The consequences of unplanned outages, I was reminded today, are severe – (Mantashe):
o Level four load shedding can cause rocks to collapse in underground mines
o Without electricity there is no ventilation, water builds up and heat builds up
o In coal mines, without electricity, the methane builds up in collieries that can kill mine workers.
o Besides the production losses – there is a real risk to life. Mineworkers can die
This is the result of where money, intended to maintain our electricity infrastructure was stolen at an unprecedented scale and now sits in a few people’s bank accounts.
5. What is the Plan?
We met the board and senior management yesterday
The board must institute an urgent review to establish when – realistically - Medupi and Kusile will be completed
Also to determine the extent of design- and other operational faults, what steps can be implemented to minimize escalating costs and what can be done to increase output
The board will appoint a panel of experts to compile an in-depth, independent audit to ensure that every technical problem is understood
In last week’s SONA you called for “bold decisions and decisive action”. We are running out of time and the country is running out of patience. You are angry and people are angry – rightfully so… We must get to a point where energy certainty is guaranteed.

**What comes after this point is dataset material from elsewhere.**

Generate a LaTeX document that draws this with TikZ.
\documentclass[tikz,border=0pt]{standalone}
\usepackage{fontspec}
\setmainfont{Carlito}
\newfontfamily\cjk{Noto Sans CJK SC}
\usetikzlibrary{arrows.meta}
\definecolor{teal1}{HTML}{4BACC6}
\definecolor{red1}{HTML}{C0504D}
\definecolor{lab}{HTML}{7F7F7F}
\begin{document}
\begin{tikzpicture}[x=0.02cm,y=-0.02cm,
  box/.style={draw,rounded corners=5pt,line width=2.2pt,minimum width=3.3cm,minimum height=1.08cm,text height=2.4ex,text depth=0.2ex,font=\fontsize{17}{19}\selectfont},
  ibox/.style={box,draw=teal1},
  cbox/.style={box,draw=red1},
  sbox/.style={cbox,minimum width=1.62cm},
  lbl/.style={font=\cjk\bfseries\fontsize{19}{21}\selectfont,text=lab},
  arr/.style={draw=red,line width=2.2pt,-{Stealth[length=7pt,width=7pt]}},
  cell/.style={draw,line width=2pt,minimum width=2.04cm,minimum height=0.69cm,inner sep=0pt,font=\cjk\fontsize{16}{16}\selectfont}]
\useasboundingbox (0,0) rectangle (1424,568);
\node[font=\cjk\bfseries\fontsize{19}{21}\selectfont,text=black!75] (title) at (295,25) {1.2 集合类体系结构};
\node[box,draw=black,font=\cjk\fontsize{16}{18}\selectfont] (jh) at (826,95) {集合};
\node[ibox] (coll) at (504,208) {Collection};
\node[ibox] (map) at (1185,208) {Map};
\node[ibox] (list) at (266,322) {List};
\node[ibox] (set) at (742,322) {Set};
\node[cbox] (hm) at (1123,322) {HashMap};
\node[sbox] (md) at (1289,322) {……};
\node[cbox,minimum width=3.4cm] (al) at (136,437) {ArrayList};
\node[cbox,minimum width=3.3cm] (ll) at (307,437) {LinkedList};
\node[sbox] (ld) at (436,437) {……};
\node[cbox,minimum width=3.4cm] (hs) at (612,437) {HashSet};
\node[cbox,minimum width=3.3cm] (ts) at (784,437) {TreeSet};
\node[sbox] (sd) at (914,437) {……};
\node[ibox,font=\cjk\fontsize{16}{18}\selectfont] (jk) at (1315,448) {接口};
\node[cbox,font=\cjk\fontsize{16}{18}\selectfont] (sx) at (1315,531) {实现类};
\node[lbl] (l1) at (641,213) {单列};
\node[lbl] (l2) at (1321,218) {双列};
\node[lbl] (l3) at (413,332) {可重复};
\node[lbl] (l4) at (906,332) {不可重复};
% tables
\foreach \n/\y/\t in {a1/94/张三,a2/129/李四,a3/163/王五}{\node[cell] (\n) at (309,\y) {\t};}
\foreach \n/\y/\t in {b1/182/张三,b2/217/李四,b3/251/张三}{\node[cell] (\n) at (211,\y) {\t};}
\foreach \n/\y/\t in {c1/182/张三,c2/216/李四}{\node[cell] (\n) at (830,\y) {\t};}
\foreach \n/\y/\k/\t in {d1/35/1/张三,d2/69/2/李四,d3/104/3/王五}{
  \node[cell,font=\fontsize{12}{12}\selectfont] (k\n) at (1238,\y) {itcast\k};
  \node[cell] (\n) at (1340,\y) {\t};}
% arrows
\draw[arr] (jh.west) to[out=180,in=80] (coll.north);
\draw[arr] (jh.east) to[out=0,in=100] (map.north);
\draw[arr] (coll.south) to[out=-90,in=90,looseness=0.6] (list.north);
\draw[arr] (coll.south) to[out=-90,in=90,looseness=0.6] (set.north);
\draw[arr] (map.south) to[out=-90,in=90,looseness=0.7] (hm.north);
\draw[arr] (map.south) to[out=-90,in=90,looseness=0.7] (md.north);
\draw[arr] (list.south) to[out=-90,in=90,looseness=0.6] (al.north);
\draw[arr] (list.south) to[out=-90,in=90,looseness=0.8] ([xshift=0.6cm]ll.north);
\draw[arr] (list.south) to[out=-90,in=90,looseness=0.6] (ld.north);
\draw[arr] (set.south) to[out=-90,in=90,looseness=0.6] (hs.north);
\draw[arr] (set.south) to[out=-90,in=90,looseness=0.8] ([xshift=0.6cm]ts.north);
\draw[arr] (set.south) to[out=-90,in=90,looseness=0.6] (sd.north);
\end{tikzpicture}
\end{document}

The proposals in the SONA address Eskom’s structural issues, based on the recommendations of the Presidential Task Team. The Task Team has completed its work.
The Minister of Finance will announce measures in the 2019 Budget to address some of Eskom’s financial requirements.

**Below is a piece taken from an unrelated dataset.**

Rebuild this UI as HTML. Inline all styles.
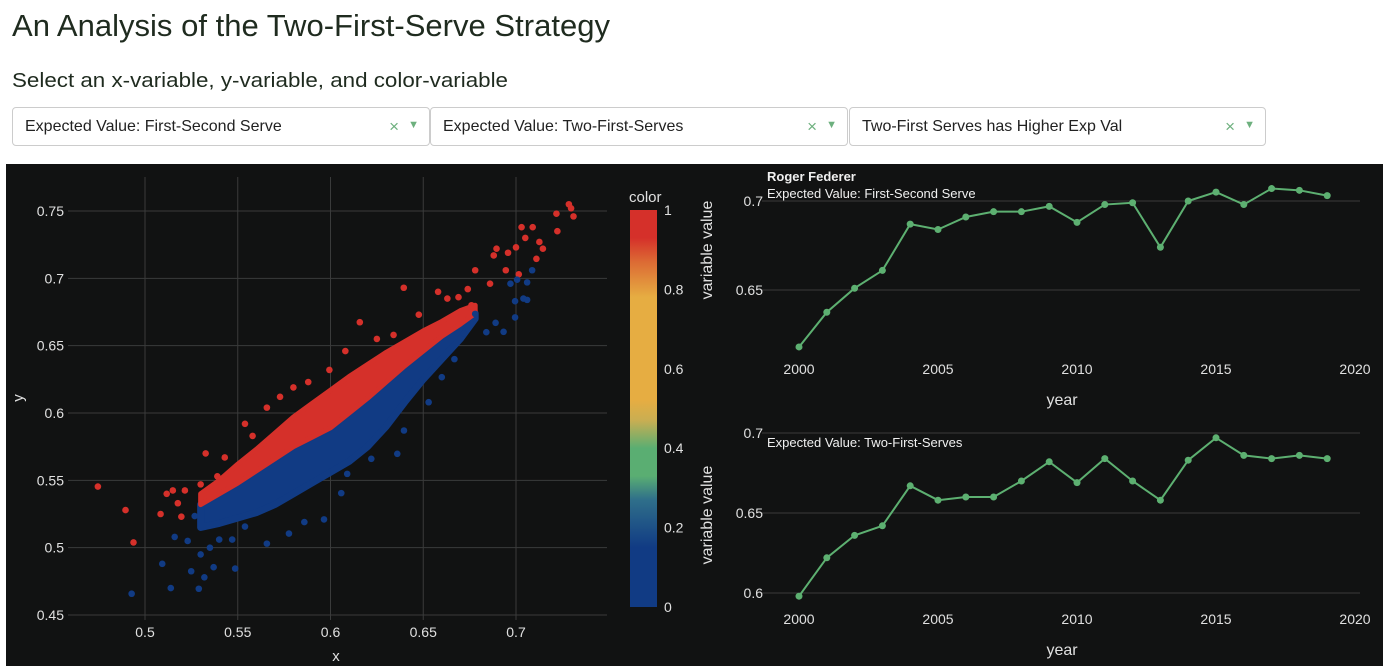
<!DOCTYPE html>
<html><head><meta charset="utf-8"><style>
html,body{margin:0;padding:0;background:#fff;width:1400px;height:672px;overflow:hidden;font-family:"Liberation Sans",sans-serif}
.dd{position:absolute;top:107px;height:39px;border:1px solid #ccc;border-radius:4px;background:#fff;box-sizing:border-box}
.dd span.t{position:absolute;left:12px;top:10px;font-size:16px;color:#222}
.dd span.x{position:absolute;right:30px;top:9px;font-size:17px;color:#6db07e}
.dd span.a{position:absolute;right:10px;top:11px;font-size:11px;color:#6db07e}
</style></head><body>
<svg width="1400" height="672" style="position:absolute;left:0;top:0">
<text x="12" y="36" font-size="31" fill="#1f2b1f" textLength="598" lengthAdjust="spacingAndGlyphs">An Analysis of the Two-First-Serve Strategy</text>
<text x="12" y="87" font-size="20" fill="#1f2b1f" textLength="496" lengthAdjust="spacingAndGlyphs">Select an x-variable, y-variable, and color-variable</text>
<rect x="6" y="164" width="1377" height="502" fill="#111212"/>
<g id="scatter"></g>
<g id="lines"></g>
</svg>
<div class="dd" style="left:12px;width:418px"><span class="t">Expected Value: First-Second Serve</span><span class="x">×</span><span class="a">▼</span></div>
<div class="dd" style="left:430px;width:418px"><span class="t">Expected Value: Two-First-Serves</span><span class="x">×</span><span class="a">▼</span></div>
<div class="dd" style="left:849px;width:417px"><span class="t">Two-First Serves has Higher Exp Val</span><span class="x">×</span><span class="a">▼</span></div>
<script>
const NS='http://www.w3.org/2000/svg';
// scatter data
const xTicks=[0.5,0.55,0.6,0.65,0.7];
const yTicks=[0.45,0.5,0.55,0.6,0.65,0.7,0.75];
const bandX=[0.53,0.54,0.55,0.56,0.57,0.58,0.59,0.60,0.61,0.62,0.63,0.64,0.65,0.66,0.67,0.678];
const bandTop=[0.540,0.550,0.562,0.573,0.585,0.597,0.607,0.617,0.627,0.636,0.645,0.653,0.661,0.668,0.676,0.680];
const bandMid=[0.532,0.540,0.548,0.557,0.566,0.575,0.582,0.589,0.600,0.611,0.623,0.635,0.646,0.657,0.666,0.674];
const bandLow=[0.515,0.518,0.522,0.526,0.532,0.540,0.548,0.556,0.564,0.575,0.590,0.608,0.625,0.640,0.655,0.670];
const redX=[0.4746,0.4895,0.4938,0.5084,0.5117,0.515,0.5177,0.5215,0.5196,0.530,0.5327,0.539,0.543,0.5539,0.558,0.5657,0.5728,0.580,0.588,0.5994,0.608,0.6158,0.625,0.634,0.6395,0.6476,0.658,0.663,0.669,0.674,0.678,0.686,0.6895,0.688,0.6957,0.6945,0.700,0.7015,0.703,0.705,0.709,0.7126,0.711,0.7145,0.7218,0.7223,0.7285,0.7297,0.731,0.676];
const redY=[0.5454,0.5279,0.5039,0.525,0.54,0.5425,0.533,0.5425,0.523,0.547,0.570,0.553,0.567,0.592,0.583,0.604,0.612,0.619,0.623,0.632,0.646,0.6674,0.655,0.658,0.693,0.673,0.690,0.685,0.686,0.692,0.706,0.696,0.722,0.717,0.719,0.706,0.723,0.703,0.738,0.730,0.738,0.727,0.7145,0.722,0.748,0.735,0.755,0.752,0.746,0.680];
const blueX=[0.4928,0.5093,0.5139,0.516,0.523,0.5249,0.530,0.529,0.532,0.535,0.537,0.5486,0.5268,0.540,0.547,0.5539,0.5657,0.5776,0.5859,0.5965,0.6058,0.609,0.622,0.636,0.6396,0.6529,0.660,0.6668,0.678,0.684,0.6933,0.6995,0.697,0.7006,0.6995,0.704,0.706,0.7087,0.706,0.689,0.672];
const blueY=[0.4658,0.488,0.470,0.508,0.505,0.4825,0.495,0.4695,0.478,0.500,0.4855,0.4845,0.5235,0.506,0.506,0.5157,0.503,0.5105,0.519,0.521,0.5405,0.5548,0.566,0.5697,0.587,0.608,0.6266,0.640,0.6736,0.660,0.6603,0.671,0.696,0.699,0.683,0.685,0.684,0.706,0.697,0.667,0.659];
const cbTicks=[0,0.2,0.4,0.6,0.8,1];
// line data
const years=[2000,2001,2002,2003,2004,2005,2006,2007,2008,2009,2010,2011,2012,2013,2014,2015,2016,2017,2018,2019];
const evFirstSecond=[0.618,0.6375,0.651,0.661,0.687,0.684,0.691,0.694,0.694,0.697,0.688,0.698,0.699,0.674,0.700,0.705,0.698,0.707,0.706,0.703];
const evTwoFirst=[0.598,0.622,0.636,0.642,0.667,0.658,0.660,0.660,0.670,0.682,0.669,0.684,0.670,0.658,0.683,0.697,0.686,0.684,0.686,0.684];
const yearTicks=[2000,2005,2010,2015,2020];
const topTicks=[0.65,0.7];
const botTicks=[0.6,0.65,0.7];

function el(tag,attrs,parent,txt){const e=document.createElementNS(NS,tag);for(const k in attrs)e.setAttribute(k,attrs[k]);if(txt!==undefined)e.textContent=txt;parent.appendChild(e);return e;}
const sc=document.getElementById('scatter');
const sx=v=>145+(v-0.5)*1855;
const sy=v=>211+(0.75-v)*1346.7;
xTicks.forEach(t=>{const l=el('line',{x1:sx(t),x2:sx(t),y1:177,y2:620,stroke:'#3a3b3b','stroke-width':1},sc);

const tx=el('text',{x:sx(t),y:637,'text-anchor':'middle','font-size':14,fill:'#e0e0e0'},sc,String(t));
});
yTicks.forEach(t=>{const l=el('line',{x1:68,x2:607,y1:sy(t),y2:sy(t),stroke:'#3a3b3b','stroke-width':1},sc);

const tx=el('text',{x:64,y:sy(t)+5,'text-anchor':'end','font-size':14,fill:'#e0e0e0'},sc,String(t));
});
let t1=el('text',{x:336,y:661,'text-anchor':'middle','font-size':15,fill:'#e0e0e0'},sc,'x');

let t2=el('text',{x:23,y:398,'text-anchor':'middle','font-size':15,fill:'#e0e0e0',transform:'rotate(-90 23 398)'},sc,'y');

function bandPath(a,b){let p='';bandX.forEach((x,i)=>{p+=(i?'L':'M')+sx(x)+','+sy(a[i]);});for(let i=bandX.length-1;i>=0;i--)p+='L'+sx(bandX[i])+','+sy(b[i]);return p+'Z';}
let bb=el('path',{d:bandPath(bandMid,bandLow),fill:'#113b84',stroke:'#113b84','stroke-width':7,'stroke-linejoin':'round'},sc);

let rb=el('path',{d:bandPath(bandTop,bandMid),fill:'#d5302a',stroke:'#d5302a','stroke-width':5,'stroke-linejoin':'round'},sc);

redX.forEach((x,i)=>{const c=el('circle',{cx:sx(x),cy:sy(redY[i]),r:3.3,fill:'#d5302a'},sc);
});
blueX.forEach((x,i)=>{const c=el('circle',{cx:sx(x),cy:sy(blueY[i]),r:3.3,fill:'#113b84'},sc);
});
const defs=el('defs',{},sc);
const g=el('linearGradient',{id:'cb',x1:0,y1:1,x2:0,y2:0},defs);
[[0,'#113b84'],[0.15,'#113b84'],[0.27,'#2f6f8a'],[0.33,'#5aae72'],[0.40,'#5aae72'],[0.47,'#c9ae52'],[0.52,'#e6ad42'],[0.78,'#e6ad42'],[0.87,'#dc6a34'],[0.93,'#d5302a'],[1,'#d5302a']].forEach(s=>el('stop',{offset:s[0],'stop-color':s[1]},g));
const cby=v=>607-v*397;
let cb=el('rect',{x:630,y:cby(1),width:27,height:397,fill:'url(#cb)'},sc);

let ct=el('text',{x:629,y:202,'font-size':15,fill:'#e0e0e0'},sc,'color');

cbTicks.forEach(t=>{const tx=el('text',{x:664,y:cby(t)+5,'font-size':14,fill:'#e0e0e0'},sc,String(t));
});

const lg=document.getElementById('lines');
const lx=v=>799+(v-2000)*27.8;
function lineChart(vals,ticks,yfn,gy0,gy1,tickY,titleY,ylabY,label,name){
  ticks.forEach(t=>{const l=el('line',{x1:762,x2:1360,y1:yfn(t),y2:yfn(t),stroke:'#3a3b3b'},lg);
  
  const tx=el('text',{x:763,y:yfn(t)+5,'text-anchor':'end','font-size':14,fill:'#e0e0e0'},lg,String(t));
  });
  yearTicks.forEach(t=>{const tx=el('text',{x:lx(t),y:tickY,'text-anchor':'middle','font-size':14,fill:'#e0e0e0'},lg,String(t));
  });
  const yt=el('text',{x:1062,y:titleY,'text-anchor':'middle','font-size':16,fill:'#e0e0e0'},lg,'year');
  
  const vt=el('text',{x:712,y:ylabY,'text-anchor':'middle','font-size':16,fill:'#e0e0e0',transform:'rotate(-90 712 '+ylabY+')'},lg,'variable value');
  
  const an=el('text',{x:767,y:gy0,'font-size':13,fill:'#f0f0f0'},lg,label);
  
  const pl=el('polyline',{points:years.map((y,i)=>lx(y)+','+yfn(vals[i])).join(' '),fill:'none',stroke:'#5db071','stroke-width':2},lg);
  
  years.forEach((y,i)=>{const c=el('circle',{cx:lx(y),cy:yfn(vals[i]),r:3.5,fill:'#5db071'},lg);
  });
}
const ty=v=>201+(0.7-v)*1780;
const by=v=>433+(0.7-v)*1600;
lineChart(evFirstSecond,topTicks,ty,198,0,374,405,250,'Expected Value: First-Second Serve','top-chart');
lineChart(evTwoFirst,botTicks,by,447,0,624,655,515,'Expected Value: Two-First-Serves','bottom-chart');
const rf=el('text',{x:767,y:181,'font-size':13,'font-weight':'bold',fill:'#f0f0f0'},lg,'Roger Federer');

</script>
</body></html>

In order to urgently address the operational problems at Eskom, of which generation is paramount, the Eskom Chairman and I have decided on the following—
We are calling on ENEL, one of the world’s leading energy suppliers, to provide us with external technical assistance. ENEL will be sending 2-3 coal power station engineers to South Africa shortly.
Over the years Eskom has also produced a number of top engineers, many of whom have left Eskom during the period of corruption and state capture and are now working elsewhere such as in Tunisia. In the spirit of Thuma Mina many have indicated their desire to return ‘home’ and to contribute to the rebuilding of Eskom.
These experts will, amongst other things, conduct a full operations audit of all power stations to give us and the board an independent view of where the most serious problems are
They will also train, mentor and transfer skills to a younger generation of Eskom engineers so that we build a capable team to run our electricity system into the future.
In the ANC we don’t run away from confronting difficult and complex challenges that are facing our people. Led by President Ramaphosa, we are confronting our subjective and objective challenges in order to better respond to problems facing our people. We are not going to give short cut solutions and play/ exploit fears of South Africans as populists do and run away from real issues.